郑振铎(第4/6页)
带着未消逝的快慰,过街而到松古斋。古旧的门面,老店的规模,却不料售的倒是洋式笺。所谓洋式笺,便是把中国纸染了矾水,可以用钢笔写;而笺上所绘的大都是迎亲,抬轿,舞灯,拉车一类的本地风光;笔法粗劣,且惯喜以浓红大绿涂抹的。其少数,还保存着旧式的图版画。然以柔和的线条,温茜的色调,刷印在又涩又糙的矾水拖过的人造纸面上,却格外的显得不调和。那一片一块的浮出的彩光,大损中国画的秀丽的情绪。
我的高兴的情绪为之冰结,随意的间道:“都是这一类的么?”
“印了旧样的销不出去,所以这几年来,都印的是这一类的。”
我不能再说什么,只拣选了比较还保有旧观的三盒诗笺而出。
懿文斋没有什么新式样的画笺,所有的都是光、宣时所流行的李伯霖、刘锡玲、戴伯和、李毓如诸人之作;只是谐俗的应市的通用笺而已。故所画不离吉祥、喜庆之景物,以至通俗的着色花鸟一类的东西。但我仍选购了不少。
第三次到琉璃厂,已是九月底;那一天狂飚怒号,飞沙蔽天;天色是那样惨澹可怜;顶头的风和尘吹得人连呼吸都透不过来。一阵的风沙,扑脸而来,赶紧闭了眼,已被细尘潜入,眯着眼,急速的睁不开来看见什么。本想退回去。为了像这样闲空的时间不可多得,便只得冒风而进了城。这一次是由清秘阁向东走。偏东路北,是荣宝斋,一家不失先正典型的最大的笺肆,仿古和新笺,他们都刻得不少。我在那里见到林琴南的山水笺,齐白石的花果笺,吴待秋的梅花笺,以及齐、王诸人合作的壬申笺、癸酉笺等等。刻工较清秘阁为精。仿成亲王的拱花笺,尤为诸肆所见这一类笺的白眉。

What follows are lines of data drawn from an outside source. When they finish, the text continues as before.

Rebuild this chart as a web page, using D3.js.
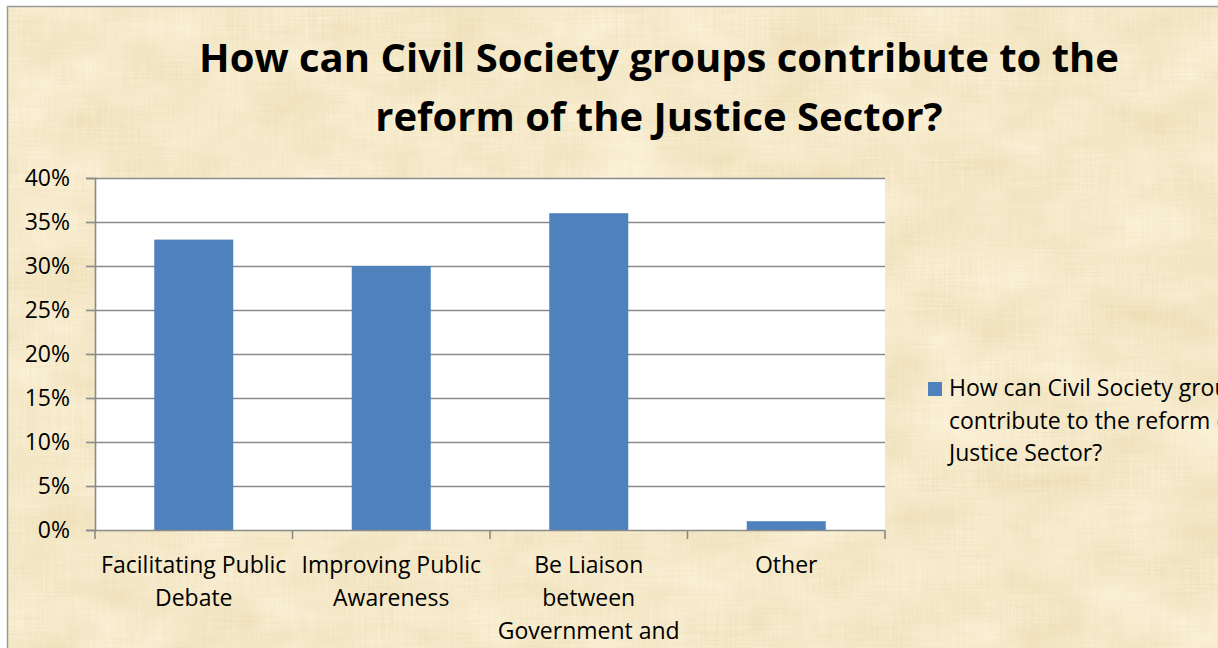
<!DOCTYPE html>
<html>
<head>
<meta charset="utf-8">
<script src="https://cdn.jsdelivr.net/npm/d3@7"></script>
<style>
  html, body { margin: 0; padding: 0; background: #ffffff; overflow: hidden; }
  svg { display: block; }
  text { font-family: "Open Sans", Lato, sans-serif; fill: #000; }
</style>
</head>
<body>
<svg id="chart" width="1218" height="648"></svg>
<script>
// Survey results: share of respondents per answer
const categories = [
  ["Facilitating Public", "Debate"],
  ["Improving Public", "Awareness"],
  ["Be Liaison", "between", "Government and", "Civil Society"],
  ["Other"]
];
const values = [0.33, 0.30, 0.36, 0.01];
const yTicks = [0, 0.05, 0.10, 0.15, 0.20, 0.25, 0.30, 0.35, 0.40];
const titleLines = ["How can Civil Society groups contribute to the", "reform of the Justice Sector?"];
const legendLines = ["How can Civil Society groups", "contribute to the reform of the", "Justice Sector?"];

const W = 1218, H = 648;
const svg = d3.select("#chart");
const defs = svg.append("defs");

// Parchment texture: mottled base plus fine horizontal/vertical fibres
const f = defs.append("filter").attr("id", "paper")
  .attr("x", 0).attr("y", 0).attr("width", "100%").attr("height", "100%");
f.append("feTurbulence").attr("type", "fractalNoise")
  .attr("baseFrequency", "0.012 0.02").attr("numOctaves", 3).attr("seed", 7).attr("result", "blot");
f.append("feTurbulence").attr("type", "fractalNoise")
  .attr("baseFrequency", "0.5 0.02").attr("numOctaves", 2).attr("seed", 3).attr("result", "vfib");
f.append("feTurbulence").attr("type", "fractalNoise")
  .attr("baseFrequency", "0.02 0.5").attr("numOctaves", 2).attr("seed", 11).attr("result", "hfib");
f.append("feComposite").attr("in", "vfib").attr("in2", "hfib")
  .attr("operator", "arithmetic").attr("k2", 0.5).attr("k3", 0.5).attr("result", "fib");
f.append("feComposite").attr("in", "blot").attr("in2", "fib")
  .attr("operator", "arithmetic").attr("k2", 0.55).attr("k3", 0.45).attr("result", "mix");
f.append("feColorMatrix").attr("in", "mix").attr("type", "matrix")
  .attr("values", [
    0.24, 0, 0, 0, 0.79,
    0.30, 0, 0, 0, 0.66,
    0.44, 0, 0, 0, 0.36,
    0,    0, 0, 0, 1
  ].join(" "));

// Chart area with its grey frame
svg.append("rect").attr("x", 7).attr("y", 6).attr("width", W).attr("height", H)
  .attr("fill", "#e8d096");
svg.append("rect").attr("x", 7).attr("y", 6).attr("width", W).attr("height", H)
  .attr("filter", "url(#paper)");
svg.append("rect").attr("x", 7.5).attr("y", 6.5).attr("width", W).attr("height", H)
  .attr("fill", "none").attr("stroke", "#9a9a9a").attr("stroke-width", 1.5);

// Title
svg.append("text")
  .attr("x", 659).attr("y", 72)
  .attr("text-anchor", "middle")
  .style("font-size", "40px").style("font-weight", "bold")
  .selectAll("tspan").data(titleLines).join("tspan")
  .attr("x", 659).attr("dy", (d, i) => i === 0 ? 0 : 59)
  .text(d => d);

// Plot area
const plot = { left: 95, right: 885, top: 178, bottom: 530 };
const x = d3.scaleBand().domain(d3.range(values.length))
  .range([plot.left, plot.right]).paddingInner(0.6).paddingOuter(0.3);
const xEdges = d3.scaleLinear().domain([0, values.length]).range([plot.left, plot.right]);
const y = d3.scaleLinear().domain([0, 0.40]).range([plot.bottom, plot.top]);

svg.append("rect")
  .attr("x", plot.left).attr("y", plot.top)
  .attr("width", plot.right - plot.left).attr("height", plot.bottom - plot.top)
  .attr("fill", "#ffffff");

// Horizontal gridlines
svg.append("g").selectAll("line").data(yTicks.filter(t => t > 0)).join("line")
  .attr("x1", plot.left).attr("x2", plot.right)
  .attr("y1", d => Math.round(y(d)) + 0.5).attr("y2", d => Math.round(y(d)) + 0.5)
  .attr("stroke", "#8a8a8a").attr("stroke-width", 1.6);

// Bars
svg.append("g").selectAll("rect").data(values).join("rect")
  .attr("x", (d, i) => x(i)).attr("width", x.bandwidth())
  .attr("y", d => y(d)).attr("height", d => y(0) - y(d))
  .attr("fill", "#4f81bd");

// Y axis
const yAxis = d3.axisLeft(y).tickValues(yTicks).tickFormat(d3.format(".0%"))
  .tickSize(9).tickPadding(16);
const gy = svg.append("g").attr("transform", `translate(${plot.left},0)`).call(yAxis);
gy.select(".domain").attr("stroke", "#8a8a8a").attr("stroke-width", 1.6);
gy.selectAll(".tick line").attr("stroke", "#8a8a8a").attr("stroke-width", 1.6);
gy.selectAll(".tick text").style("font-size", "23px")
  .style("font-family", "\"Open Sans\", Lato, sans-serif").attr("fill", "#000");

// X axis: baseline and category separators
const gx = svg.append("g");
gx.append("line")
  .attr("x1", plot.left).attr("x2", plot.right)
  .attr("y1", plot.bottom + 0.5).attr("y2", plot.bottom + 0.5)
  .attr("stroke", "#8a8a8a").attr("stroke-width", 1.6);
gx.selectAll("line.sep").data(d3.range(values.length + 1)).join("line")
  .attr("class", "sep")
  .attr("x1", d => xEdges(d)).attr("x2", d => xEdges(d))
  .attr("y1", plot.bottom).attr("y2", plot.bottom + 9)
  .attr("stroke", "#8a8a8a").attr("stroke-width", 1.6);

// Category labels
gx.selectAll("text.cat").data(categories).join("text")
  .attr("class", "cat")
  .attr("text-anchor", "middle")
  .style("font-size", "23px")
  .each(function(lines, i) {
    const cx = x(i) + x.bandwidth() / 2;
    d3.select(this).selectAll("tspan").data(lines).join("tspan")
      .attr("x", cx).attr("y", (d, j) => 573 + j * 33)
      .text(d => d);
  });

// Legend
const lg = svg.append("g");
lg.append("rect").attr("x", 928).attr("y", 382).attr("width", 14).attr("height", 14)
  .attr("fill", "#4f81bd");
lg.append("text").style("font-size", "23px")
  .selectAll("tspan").data(legendLines).join("tspan")
  .attr("x", 949).attr("y", (d, i) => 396 + i * 32.5)
  .text(d => d);
</script>
</body>
</html>
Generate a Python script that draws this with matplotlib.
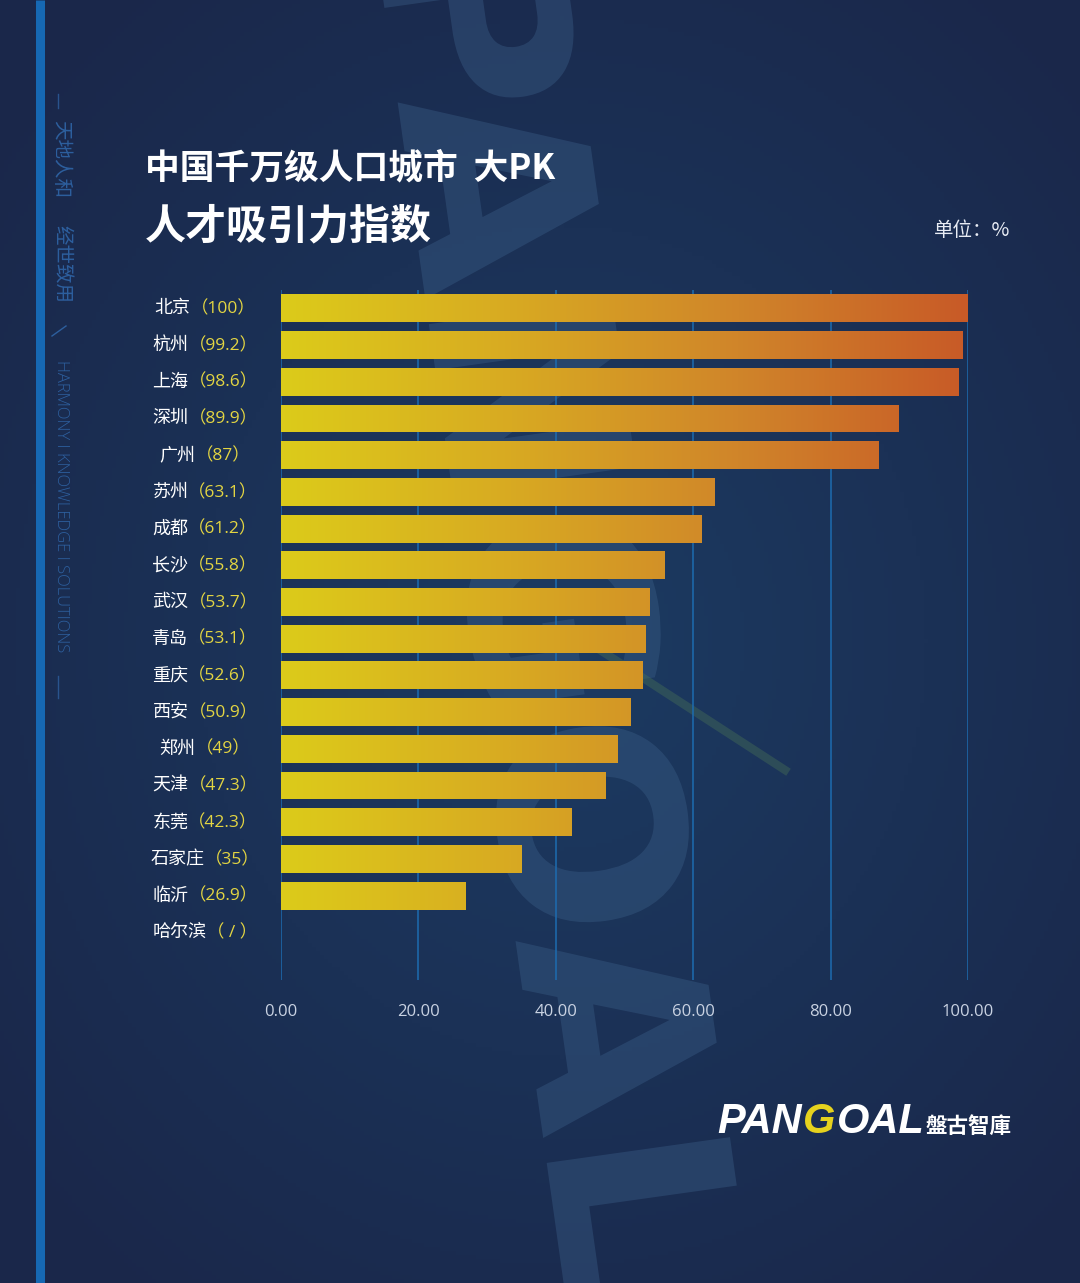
import numpy as np
import matplotlib
matplotlib.use("Agg")
import matplotlib.pyplot as plt
from matplotlib.colors import LinearSegmentedColormap
from matplotlib.offsetbox import TextArea, HPacker, AnnotationBbox
from matplotlib.transforms import blended_transform_factory, Affine2D
from matplotlib.textpath import TextPath
from matplotlib.patches import PathPatch
from matplotlib.font_manager import FontProperties

plt.rcParams['font.family'] = ['Noto Sans CJK SC', 'DejaVu Sans']

# ---------------- data ----------------
cities = ["北京", "杭州", "上海", "深圳", "广州", "苏州", "成都", "长沙", "武汉",
          "青岛", "重庆", "西安", "郑州", "天津", "东莞", "石家庄", "临沂", "哈尔滨"]
values = [100, 99.2, 98.6, 89.9, 87, 63.1, 61.2, 55.8, 53.7,
          53.1, 52.6, 50.9, 49, 47.3, 42.3, 35, 26.9, None]
value_labels = ["100", "99.2", "98.6", "89.9", "87", "63.1", "61.2", "55.8", "53.7",
                "53.1", "52.6", "50.9", "49", "47.3", "42.3", "35", "26.9", " / "]
xticks = [0, 20, 40, 60, 80, 100]

W, H = 1080, 1283
fig = plt.figure(figsize=(W / 100, H / 100), dpi=100)

def fx(px):
    return px / W

def fy(py):
    return 1 - py / H

# ---------------- background (pixel coords, y up) ----------------
ax_bg = fig.add_axes([0, 0, 1, 1], zorder=-10)
ax_bg.set_xlim(0, W)
ax_bg.set_ylim(0, H)
ax_bg.axis("off")
yy, xx = np.mgrid[0:H:4, 0:W:4]
r = np.sqrt(((xx - 560) / 560.0) ** 2 + ((yy - 640) / 640.0) ** 2)
t = np.clip(r, 0, 1.3) / 1.3
c_center = np.array([0x1c, 0x3b, 0x62]) / 255
c_edge = np.array([0x1a, 0x27, 0x4a]) / 255
img = c_center[None, None, :] * (1 - t[..., None]) + c_edge[None, None, :] * t[..., None]
ax_bg.imshow(img, extent=(0, W, 0, H), origin="upper", aspect="auto", zorder=0)

# big watermark word drawn as a shape, reading downward
wm = TextPath((0, 0), "PANGOAL", size=1, prop=FontProperties(family="DejaVu Sans", weight="bold"))
bb = wm.get_extents()
wm_len, wm_cap = 1350.0, 192.0
tr = (Affine2D().translate(-bb.x0, -bb.y0)
      .scale(wm_len / bb.width, wm_cap / bb.height)
      .rotate_deg(-82)
      .translate(374, H + 40))
ax_bg.add_patch(PathPatch(tr.transform_path(wm), facecolor="#3a5d86", edgecolor="none",
                          alpha=0.42, zorder=1))
ax_bg.plot([600, 785], [H - 650, H - 770], color="#4f7a55", lw=6, alpha=0.35, zorder=1)

# left vertical stripe and side motto
side_col = "#2d5f9e"
ax_bg.plot([39.5, 39.5], [0, H], color="#1668b3", lw=6.5, solid_capstyle="butt", zorder=2)
ax_bg.plot([58, 58], [H - 94, H - 108], color=side_col, lw=1.0, alpha=0.8, zorder=2)
ax_bg.plot([58, 58], [H - 676, H - 698], color=side_col, lw=1.0, alpha=0.8, zorder=2)
ax_bg.text(61, H - 120, "天地人和", rotation=-90, ha="center", va="top", fontsize=14,
           color=side_col, zorder=2)
ax_bg.text(61, H - 225, "经世致用", rotation=-90, ha="center", va="top", fontsize=14,
           color=side_col, zorder=2)
ax_bg.plot([52, 66], [H - 336, H - 326], color=side_col, lw=1, zorder=2)
ax_bg.text(61, H - 360, "HARMONY I KNOWLEDGE I SOLUTIONS", rotation=-90, ha="center",
           va="top", fontsize=12, color=side_col, family="Open Sans",
           fontweight="light", zorder=2)

# ---------------- titles ----------------
fig.text(fx(145), fy(168), "中国千万级人口城市  大PK", fontsize=25, fontweight="black",
         color="white", ha="left", va="center")
fig.text(fx(145), fy(226), "人才吸引力指数", fontsize=29.5, fontweight="black",
         color="white", ha="left", va="center")
fig.text(fx(1010), fy(231), "单位：%", fontsize=14, color="#e8ecf4", ha="right", va="center")

# ---------------- chart ----------------
ax = fig.add_axes([fx(281), fy(980), fx(968) - fx(281), fy(290) - fy(980)], zorder=1)
ax.patch.set_alpha(0)
for s in ax.spines.values():
    s.set_visible(False)

cmap = LinearSegmentedColormap.from_list("yo", ["#dccb1a", "#d8aa22", "#d0852a", "#c85a27"])
n = len(cities)
bar_h = 0.76
for i, v in enumerate(values):
    if v is None:
        continue
    bar = ax.barh(i, v, height=bar_h, color=cmap(v / 100), zorder=3)[0]
    grad = np.linspace(0, v / 100, 256).reshape(1, -1)
    im = ax.imshow(grad, extent=(0, v, i + bar_h / 2, i - bar_h / 2), cmap=cmap,
                   vmin=0, vmax=1, aspect="auto", zorder=4, interpolation="bilinear")
    im.set_clip_path(bar)

ax.set_xlim(0, 100)
ax.set_ylim(18.3, -0.5)
ax.set_xticks(xticks)
ax.set_xticklabels([f"{x:.2f}" for x in xticks])
ax.tick_params(axis="x", length=0, pad=17, labelsize=12, labelcolor="#c9d2e2")
for lab in ax.get_xticklabels():
    lab.set_family(["Open Sans", "DejaVu Sans"])
ax.set_yticks([])
for x in xticks:
    ax.axvline(x, color="#1d6cb0", lw=1.1, zorder=1)

# category labels: white city name + yellow value
trans = blended_transform_factory(fig.transFigure, ax.transData)
for i, (c, lab) in enumerate(zip(cities, value_labels)):
    t1 = TextArea(c, textprops=dict(color="white", fontsize=13))
    t2 = TextArea("（" + lab + "）", textprops=dict(color="#e3d542", fontsize=12.5,
                                                  family=["Open Sans", "Noto Sans CJK SC"]))
    pack = HPacker(children=[t1, t2], pad=0, sep=0, align="baseline")
    ab = AnnotationBbox(pack, (fx(205), i), xycoords=trans, frameon=False,
                        box_alignment=(0.5, 0.5), pad=0)
    ax.add_artist(ab)

# ---------------- logo ----------------
logo_parts = [
    TextArea("PAN", textprops=dict(color="white", fontsize=30, fontweight="bold",
                                   style="italic", family="Liberation Sans")),
    TextArea("G", textprops=dict(color="#e6d21e", fontsize=30, fontweight="bold",
                                 style="italic", family="Liberation Sans")),
    TextArea("OAL", textprops=dict(color="white", fontsize=30, fontweight="bold",
                                   style="italic", family="Liberation Sans")),
    TextArea("盤古智庫", textprops=dict(color="white", fontsize=15.5, fontweight="bold",
                                    family=["Noto Sans CJK TC", "Noto Sans CJK SC"])),
]
logo = HPacker(children=logo_parts, pad=0, sep=1, align="baseline")
ab = AnnotationBbox(logo, (fx(1012), fy(1122)), xycoords="figure fraction",
                    frameon=False, box_alignment=(1, 0.5), pad=0)
fig.add_artist(ab)

fig.savefig("out.png", dpi=100)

半个下午便完全耗在荣宝斋;外面仍是卷尘撼窗的狂风。但我一点都没有想到将怎样艰苦的冒了顶头风而归去。和他们谈到印竹笺谱的事,他们也有难色,觉得连印一百部都不易动工。但仍是那么游移其词的回答道:“等到要印的时候再商量罢。”
我开始感到刷印笺谱的事,不像预想那么顺利无阻。
归来的时候,已是风平尘静。地上薄薄地敷上了一层黄色的细泥,破纸枯枝,随地乱掷,显示着风力的破坏的成绩。
从荣宝斋东行,过厂甸的十字路口,便是海王村。过海王村东行,路北,有静文斋,也是很大的一家笺肆。当我一天走进静文斋的时候,已在午后,太阳光淡淡的射在罩了蓝布套的桌上,我带着怡悦的心情在翻笺样簿。很高兴的发见了齐白石的人物笺四幅,说是仿八大山人的,神情色调都臻上乘。吴待秋、汤定之等二十家合作的梅花笺,也富于繁颐的趣味。清道人、姚茫父、王梦白诸人的罗汉笺、古佛笺等,都还不坏,古色斑斓的彝器笺,也静雅足备一格。又是到了上灯时候才归去。
静文斋的附近,路南,有荣禄堂,规模似很大,却已衰颓不堪。久已不印笺。亦有笺样薄,却零星散乱,尘土封之,似久已无人顾问及之。循样以求笺,十不得一。即得之,亦都暗败变色。盖搁置架上已不知若干年。纸都用舶来之薄而透明的一种,色彩偏重于浓红深绿;似意在迎合光、宣时代市人们的口味。肆主人须发皆白,年已七十余,惟精神尚矍烁。与谈往事,娓娓可听。但搜求将一小时,所得仅缦卿作的数笺。与暮色苍茫中,和这古肆告别,情怀殊不胜其凄怆。
由荣禄更东行,近厂东门,路北,有宝晋斋。此肆诗笺,都为光、宣时代的旧型,佳者殊鲜。仅选得朱良材作的数笺。
出厂东门,折而南,过一尺大街,即入杨梅竹斜街。东行数百步,路北,有成兴斋。此肆有冷香女士作的月令笺,又有清末为慈禧代笔的女画家缪素筠作的花鸟笺;在光、宣时代,似为一当令的笺店。然笺样多缺,月令笺仅存其七。